Intrigued by the claims, I went to the Echo website and searched for Kim Kardashian. There are, indeed, lots of stories about that famous family. But click on any one of them and the byline rather gives the game away. They come from the Press Association.
I don’t know how Newsquest’s systems work, but it’s very common for publishers large and small to take feeds from PA of national and international news and publish them automatically online. It’s not that different from the PA feeds which were available when I worked in Newsquest newsrooms, other than that back then they were there for print, and would be tasted before appearing on a national news page, or a features page if it was more showbizzy.

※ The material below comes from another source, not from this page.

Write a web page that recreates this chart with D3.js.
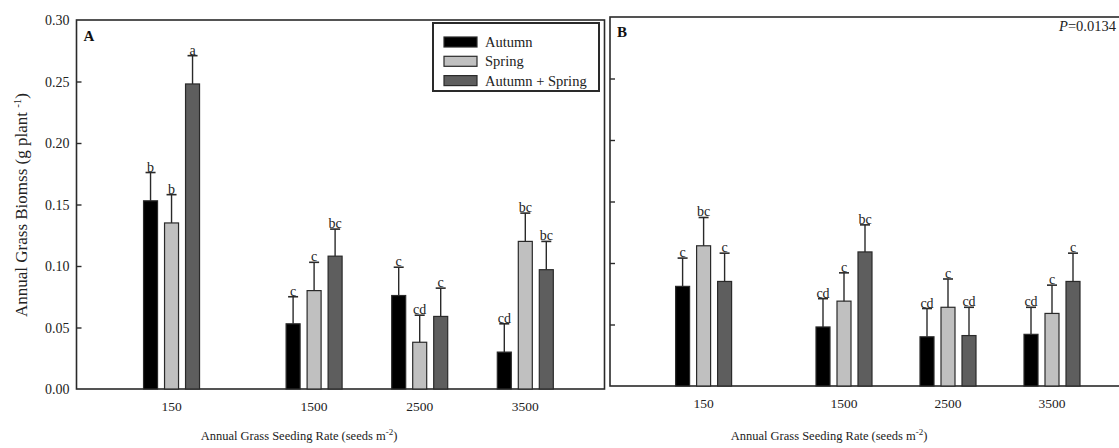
<!DOCTYPE html>
<html>
<head>
<meta charset="utf-8">
<script src="https://cdn.jsdelivr.net/npm/d3@7"></script>
<style>
  html, body { margin: 0; padding: 0; background: #fff; }
  svg { display: block; font-family: "Liberation Serif", "Times New Roman", serif; }
</style>
</head>
<body>
<svg id="chart" width="1119" height="448"></svg>
<script>
// Seeding rates (x categories) and timing treatments (series)
const rates = [150, 1500, 2500, 3500];
const series = ["Autumn", "Spring", "Autumn + Spring"];
const seriesFill = ["#000000", "#c0c0c0", "#5e5e5e"];
const yTicks = [0, 0.05, 0.10, 0.15, 0.20, 0.25, 0.30];

// Panel A: mean biomass, standard error, mean separation letters
const aAutumn = [0.153, 0.053, 0.076, 0.030];
const aSpring = [0.135, 0.080, 0.038, 0.120];
const aBoth   = [0.248, 0.108, 0.059, 0.097];
const aAutumnSE = [0.023, 0.022, 0.023, 0.023];
const aSpringSE = [0.023, 0.023, 0.022, 0.023];
const aBothSE   = [0.023, 0.022, 0.023, 0.023];
const aAutumnLetters = ["b", "c", "c", "cd"];
const aSpringLetters = ["b", "c", "cd", "bc"];
const aBothLetters   = ["a", "bc", "c", "bc"];

// Panel B
const bAutumn = [0.081, 0.048, 0.040, 0.042];
const bSpring = [0.114, 0.069, 0.064, 0.059];
const bBoth   = [0.085, 0.109, 0.041, 0.085];
const bAutumnSE = [0.023, 0.023, 0.023, 0.022];
const bSpringSE = [0.023, 0.023, 0.023, 0.023];
const bBothSE   = [0.023, 0.022, 0.023, 0.023];
const bAutumnLetters = ["c", "cd", "cd", "cd"];
const bSpringLetters = ["bc", "c", "c", "c"];
const bBothLetters   = ["c", "bc", "cd", "c"];

function rows(means, ses, letters) {
  const out = [];
  rates.forEach((r, i) => {
    series.forEach((s, j) => {
      out.push({ rate: r, series: s, idx: j, value: means[j][i], se: ses[j][i], letter: letters[j][i] });
    });
  });
  return out;
}

const panelA = rows([aAutumn, aSpring, aBoth], [aAutumnSE, aSpringSE, aBothSE],
                    [aAutumnLetters, aSpringLetters, aBothLetters]);
const panelB = rows([bAutumn, bSpring, bBoth], [bAutumnSE, bSpringSE, bBothSE],
                    [bAutumnLetters, bSpringLetters, bBothLetters]);

const svg = d3.select("#chart");
const ink = "#2a2a2a";

function drawPanel(data, box, opts) {
  const g = svg.append("g");
  const x = d3.scaleLinear().domain([-750, 4250]).range([box.left, box.right]);
  const y = d3.scaleLinear().domain([0, 0.30]).range([box.bottom, box.top]);
  const inner = d3.scaleBand().domain(series).range([-28, 28]).paddingInner(1 / 3);

  // frame
  g.append("rect")
    .attr("x", box.left).attr("y", box.top)
    .attr("width", box.right - box.left).attr("height", box.bottom - box.top)
    .attr("fill", "none").attr("stroke", ink).attr("stroke-width", 1.6);

  // inward y ticks
  const yAxis = d3.axisRight(y).tickValues(yTicks.slice(1, -1)).tickSize(5).tickFormat("");
  const ya = g.append("g").attr("transform", `translate(${box.left},0)`).call(yAxis);
  ya.select(".domain").remove();
  ya.selectAll("line").attr("stroke", ink).attr("stroke-width", 1.4);

  if (opts.yLabels) {
    g.selectAll("text.ytick").data(yTicks).join("text")
      .attr("class", "ytick")
      .attr("x", box.left - 7).attr("y", d => y(d) + 5)
      .attr("text-anchor", "end").attr("font-size", 14).attr("fill", "#222")
      .text(d => d3.format(".2f")(d));
  }

  // x tick labels
  g.selectAll("text.xtick").data(rates).join("text")
    .attr("class", "xtick")
    .attr("x", d => x(d)).attr("y", box.bottom + 22)
    .attr("text-anchor", "middle").attr("font-size", 13.5).attr("fill", "#222")
    .text(d => d);

  // bars
  const cx = d => x(d.rate) + inner(d.series) + inner.bandwidth() / 2;
  g.selectAll("rect.bar").data(data).join("rect")
    .attr("class", "bar")
    .attr("x", d => x(d.rate) + inner(d.series))
    .attr("y", d => y(d.value))
    .attr("width", inner.bandwidth())
    .attr("height", d => y(0) - y(d.value))
    .attr("fill", d => seriesFill[d.idx])
    .attr("stroke", ink).attr("stroke-width", 1.2);

  // error bars (upper side only)
  g.selectAll("line.err").data(data).join("line")
    .attr("class", "err")
    .attr("x1", cx).attr("x2", cx)
    .attr("y1", d => y(d.value)).attr("y2", d => y(d.value + d.se))
    .attr("stroke", ink).attr("stroke-width", 1.4);
  g.selectAll("line.cap").data(data).join("line")
    .attr("class", "cap")
    .attr("x1", d => cx(d) - 5).attr("x2", d => cx(d) + 5)
    .attr("y1", d => y(d.value + d.se)).attr("y2", d => y(d.value + d.se))
    .attr("stroke", ink).attr("stroke-width", 1.6);

  // significance letters
  g.selectAll("text.sig").data(data).join("text")
    .attr("class", "sig")
    .attr("x", cx).attr("y", d => y(d.value + d.se) - 1)
    .attr("text-anchor", "middle").attr("font-size", 14).attr("fill", "#222")
    .text(d => d.letter);

  // x axis title
  const xt = g.append("text")
    .attr("x", opts.xTitleX).attr("y", 440)
    .attr("text-anchor", "middle").attr("font-size", 12.5).attr("fill", "#222");
  xt.append("tspan").text("Annual Grass Seeding Rate (seeds m");
  xt.append("tspan").attr("dy", -5).attr("font-size", 9).text("-2");
  xt.append("tspan").attr("dy", 5).text(")");

  // panel letter
  g.append("text")
    .attr("x", box.left + 7).attr("y", box.top + (opts.letterDy))
    .attr("font-size", 15).attr("font-weight", "bold").attr("fill", "#111")
    .text(opts.letter);

  return { x, y, g };
}

const A = drawPanel(panelA, { left: 76.5, right: 604.5, top: 20, bottom: 389 },
  { yLabels: true, xTitleX: 299, letter: "A", letterDy: 21 });
const B = drawPanel(panelB, { left: 610, right: 1130, top: 17, bottom: 386 },
  { yLabels: false, xTitleX: 829, letter: "B", letterDy: 20 });

// P value in panel B
const pv = svg.append("text")
  .attr("x", 1116).attr("y", 31)
  .attr("text-anchor", "end").attr("font-size", 14.5).attr("fill", "#222");
pv.append("tspan").attr("font-style", "italic").text("P");
pv.append("tspan").text("=0.0134");

// y axis title
const yt = svg.append("text")
  .attr("transform", "translate(27,205) rotate(-90)")
  .attr("text-anchor", "middle").attr("font-size", 17).attr("fill", "#222");
yt.append("tspan").text("Annual Grass Biomss (g plant ");
yt.append("tspan").attr("dy", -6).attr("font-size", 11).text("-1");
yt.append("tspan").attr("dy", 6).text(")");

// legend
const legend = svg.append("g");
legend.append("rect")
  .attr("x", 433).attr("y", 23).attr("width", 166).attr("height", 68)
  .attr("fill", "#fff").attr("stroke", ink).attr("stroke-width", 2);
const li = legend.selectAll("g.item").data(series).join("g")
  .attr("class", "item")
  .attr("transform", (d, i) => `translate(444,${37 + i * 19.3})`);
li.append("rect")
  .attr("width", 33).attr("height", 10)
  .attr("fill", (d, i) => seriesFill[i]).attr("stroke", ink).attr("stroke-width", 1.2);
li.append("text")
  .attr("x", 41).attr("y", 10).attr("font-size", 14.5).attr("fill", "#222")
  .text(d => d);
</script>
</body>
</html>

Such feeds will never rival local news for page views – but they help add to the mix on a website to keep people longer. Is it clickbait? That depends on how you define clickbait. Is it a viable alternative to local news? No. It’s just the online manifestation of the national news mix which has appeared in print for decades.
What about the Real Madrid reference? Is that more of the same? Sort of. Real Madrid do indeed appear in the Echo’s archive, and a lot of it is from PA.
But Real Madrid also appear in a number of locally written stories, often relating to a player who plays locally, and in a fair few cases, referencing the fact that Rafa Benitez, manager of Newcastle United, used to manage there. Based on the researcher’s method of using an archive search to determine the volume of non-local ‘clickbait’ all these stories apparently have no local relevance:
In other words, they are local, they are relevant.
Of course, the MP the NUJ asked to lead the evangelisation of this report in parliament, Helen Goodman, is an MP local to the Northern Echo and will therefore know that this part of the report is a distortion of reality.
I believe as much as anyone that local journalism matters. I believe it’s essential we have grown up debates and discussions about the survival of local journalism into the future. It deserves better than cursory archive searches being used to make sweeping claims about ‘important’ local journalism being sacrificed for ‘clickbait’ when it takes anyone with a passing interest no more than two minutes to prove that isn’t the case.
There’s a fine line for a trade union which prides itself on standing up for journalism between raising concerns about what it sees as the industry’s failings and actually doing the industry down unfairly.
Is it too much to ask that when discussing the future of journalism, we have a debate grounded only in facts? Further research is always welcome, but of a quality which stands up to basic scrutiny.